For us to get to that stage, we have to study eloquence, grief, and sacrifice. I’m not just talking about the type of sacrifice where somebody takes three days off to work in the neighborhood, although that may be part of it. I’m talking about giving to the nonhuman, as well as to the human.




The people of Bali have been here for at least 1000 years. There have been kingdoms, the usual conflicts, hardships and blood one might expect between tribes. But somehow, this culture has found expression in so many forms and styles of art. I ponder what Prechtel says, whether it is the ongoing full processing of grief that has been the womb of art, providing the nutrients for the beauty that pours out of this place.

Against that truth, measure the nature of a nation like the United States. We are immigrants with barely 250 years of our story. Are we contributing to the beauty of the land in the way Prechtel means? Are we paying the debt of grief for our ancestors in the form of beauty? We try, and we might succeed in some ways. We have also lost a great deal along the way because we have considered the earth to be a “dead thing”; we have created many ghosts which are part of an enormous well of unexpressed grief. Our relationship to the land doesn’t bear any resemblance to what one finds in a place like Bali.



American art competes with and often reflects the twisted forms of what Prechtel calls “unmetabolized” grief in the heart of American culture. We are certainly not relatives in the way Prechtel describes.

Not that Balinese culture is perfect. Far from it. The expression of relationship represented by the natural recycling of all things and people into the earth of indigenous culture has been interrupted by the introduction of plastic and other forms of energy, including fossil fuels, that cannot be recycled, or at least not in a visible timeframe.
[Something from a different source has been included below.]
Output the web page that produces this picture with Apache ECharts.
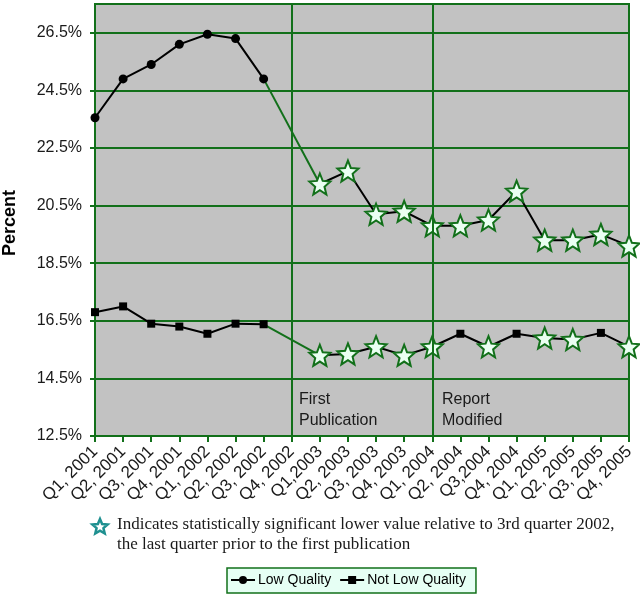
<!DOCTYPE html>
<html>
<head>
<meta charset="utf-8">
<script src="https://cdn.jsdelivr.net/npm/echarts@6/dist/echarts.min.js"></script>
<style>
  html, body { margin: 0; padding: 0; background: #ffffff; }
  #chart { width: 640px; height: 595px; }
</style>
</head>
<body>
<div id="chart"></div>
<script>
var quarters = ['Q1, 2001', 'Q2, 2001', 'Q3, 2001', 'Q4, 2001', 'Q1, 2002', 'Q2, 2002', 'Q3, 2002', 'Q4, 2002',
  'Q1,2003', 'Q2, 2003', 'Q3, 2003', 'Q4, 2003', 'Q1, 2004', 'Q2, 2004', 'Q3,2004', 'Q4, 2004',
  'Q1, 2005', 'Q2, 2005', 'Q3, 2005', 'Q4, 2005']
var lowQuality = [23.55, 24.9, 25.4, 26.1, 26.45, 26.3, 24.9, null,
  21.25, 21.7, 20.2, 20.3, 19.8, 19.8, 20.0, 21.0, 19.3, 19.3, 19.5, 19.1]
var notLowQuality = [16.8, 17.0, 16.4, 16.3, 16.05, 16.4, 16.38, null,
  15.3, 15.35, 15.6, 15.3, 15.6, 16.05, 15.6, 16.05, 15.9, 15.85, 16.08, 15.6]
// 1 = significantly lower than Q3 2002
var lowSig = [0, 0, 0, 0, 0, 0, 0, 0, 1, 1, 1, 1, 1, 1, 1, 1, 1, 1, 1, 1]
var notLowSig = [0, 0, 0, 0, 0, 0, 0, 0, 1, 1, 1, 1, 1, 0, 1, 0, 1, 1, 0, 1]
var lastBefore = 6   // Q3 2002
var firstAfter = 8   // Q1 2003
var events = ['Q4, 2002', 'Q1, 2004']

var green = '#12701a'
var font = 'Liberation Sans, Arial, sans-serif'
var starPath = 'path://M0,-10 L2.6,-3.6 L9.5,-3.1 L4.2,1.4 L5.9,8.1 L0,4.4 L-5.9,8.1 L-4.2,1.4 L-9.5,-3.1 L-2.6,-3.6 Z'

// little star for the footnote
function starPoints(cx, cy, r) {
  var pts = []
  for (var k = 0; k < 10; k++) {
    var rr = k % 2 === 0 ? r : r * 0.45
    var a = -Math.PI / 2 + k * Math.PI / 5
    pts.push([cx + rr * Math.cos(a), cy + rr * Math.sin(a)])
  }
  return pts
}

function withStars(values, flags, baseSymbol, baseSize) {
  return values.map(function(v, i) {
    if (flags[i]) {
      return {
        value: v,
        symbol: starPath,
        symbolSize: 21,
        itemStyle: { color: '#eafff2', borderColor: green, borderWidth: 2 }
      }
    }
    return { value: v, symbol: baseSymbol, symbolSize: baseSize }
  })
}

function bridge(values) {
  return values.map(function(v, i) {
    return (i === lastBefore || i === firstAfter) ? v : null
  })
}

var myChart = echarts.init(document.getElementById('chart'), null, { renderer: 'canvas' })
var option = {
  backgroundColor: '#ffffff',
  animation: false,
  grid: {
    left: 95,
    right: 11,
    top: 4,
    bottom: 159,
    show: true,
    backgroundColor: '#c2c2c2',
    borderColor: green,
    borderWidth: 2
  },
  legend: {
    top: 568,
    left: 227,
    itemGap: 8,
    itemWidth: 24,
    itemHeight: 10,
    padding: [5, 10, 6, 3],
    backgroundColor: '#e6fff4',
    borderColor: green,
    borderWidth: 1.5,
    borderRadius: 0,
    data: ['Low Quality', 'Not Low Quality'],
    textStyle: { fontFamily: font, fontSize: 14, color: '#000', padding: [0, 0, 0, -2] }
  },
  xAxis: {
    type: 'category',
    data: quarters,
    boundaryGap: false,
    axisLine: { lineStyle: { color: green, width: 2 } },
    axisTick: { show: true, length: 6, interval: 0, lineStyle: { color: green, width: 2 } },
    axisLabel: {
      interval: 0,
      rotate: 45,
      margin: 13,
      fontFamily: font,
      fontSize: 17,
      color: '#1a1a1a'
    },
    splitLine: { show: false }
  },
  yAxis: {
    type: 'value',
    min: 12.5,
    max: 27.5,
    interval: 2,
    axisLine: { show: true, lineStyle: { color: green, width: 2 } },
    axisTick: { show: true, length: 5, lineStyle: { color: green, width: 2 } },
    axisLabel: {
      showMaxLabel: false,
      margin: 13,
      fontFamily: font,
      fontSize: 16,
      color: '#1a1a1a',
      formatter: function(v) { return v.toFixed(1) + '%' }
    },
    splitLine: { show: true, lineStyle: { color: green, width: 2 } }
  },
  graphic: [
    {
      type: 'text',
      x: 1,
      y: 256,
      rotation: Math.PI / 2,
      style: { text: 'Percent', font: 'bold 18px ' + font, fill: '#000' }
    },
    {
      type: 'text', x: 299, y: 389,
      style: { text: 'First\nPublication', font: '16px ' + font, fill: '#1a1a1a', lineHeight: 21 }
    },
    {
      type: 'text', x: 442, y: 389,
      style: { text: 'Report\nModified', font: '16px ' + font, fill: '#1a1a1a', lineHeight: 21 }
    },
    {
      type: 'polygon',
      shape: { points: starPoints(100, 527, 8) },
      style: { fill: '#ffffff', stroke: '#1f9090', lineWidth: 2.5 }
    },
    {
      type: 'text', x: 117, y: 515,
      style: {
        text: 'Indicates statistically significant lower value relative to 3rd quarter 2002,\nthe last quarter prior to the first publication',
        font: '17px Liberation Serif, Times New Roman, serif',
        fill: '#1a1a1a',
        lineHeight: 20
      }
    }
  ],
  series: [
    {
      name: 'bridgeLow',
      type: 'line',
      data: bridge(lowQuality),
      connectNulls: true,
      showSymbol: false,
      silent: true,
      lineStyle: { color: green, width: 2 },
      z: 1
    },
    {
      name: 'bridgeNot',
      type: 'line',
      data: bridge(notLowQuality),
      connectNulls: true,
      showSymbol: false,
      silent: true,
      lineStyle: { color: green, width: 2 },
      z: 1
    },
    {
      name: 'Low Quality',
      type: 'line',
      symbol: 'circle',
      symbolSize: 9,
      data: withStars(lowQuality, lowSig, 'circle', 9),
      lineStyle: { color: '#000', width: 2 },
      itemStyle: { color: '#000' },
      z: 3,
      markLine: {
        silent: true,
        symbol: 'none',
        label: { show: false },
        lineStyle: { color: green, width: 2, type: 'solid' },
        data: events.map(function(e) { return { xAxis: e } })
      }
    },
    {
      name: 'Not Low Quality',
      type: 'line',
      symbol: 'rect',
      symbolSize: 8,
      data: withStars(notLowQuality, notLowSig, 'rect', 8),
      lineStyle: { color: '#000', width: 2 },
      itemStyle: { color: '#000' },
      z: 3
    }
  ]
}

myChart.setOption(option, true)
window.addEventListener('resize', () => {
  myChart.resize()
})
</script>
</body>
</html>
Bali also reflects what is true most everywhere modern culture has reached, the overlay of the Story of Separation on an ancient base of Community that eventually distorts the relationship with the land. There is a vast difference in feel between a more traditional place like Ubud and an Australian beach-party town like Kuta. The story remains in some areas, where life still has the feel of the heavily populated, the busy-ness of these crowded drawings, the crowded streets of Ubud, where the mess is all out in the open, where people are fully in their own as well as in each other’s lives at all times, where myth and the nonhuman are still very much operating just below the surface, where ceremony and the evocation of the spiritual core remains an integral part of daily life.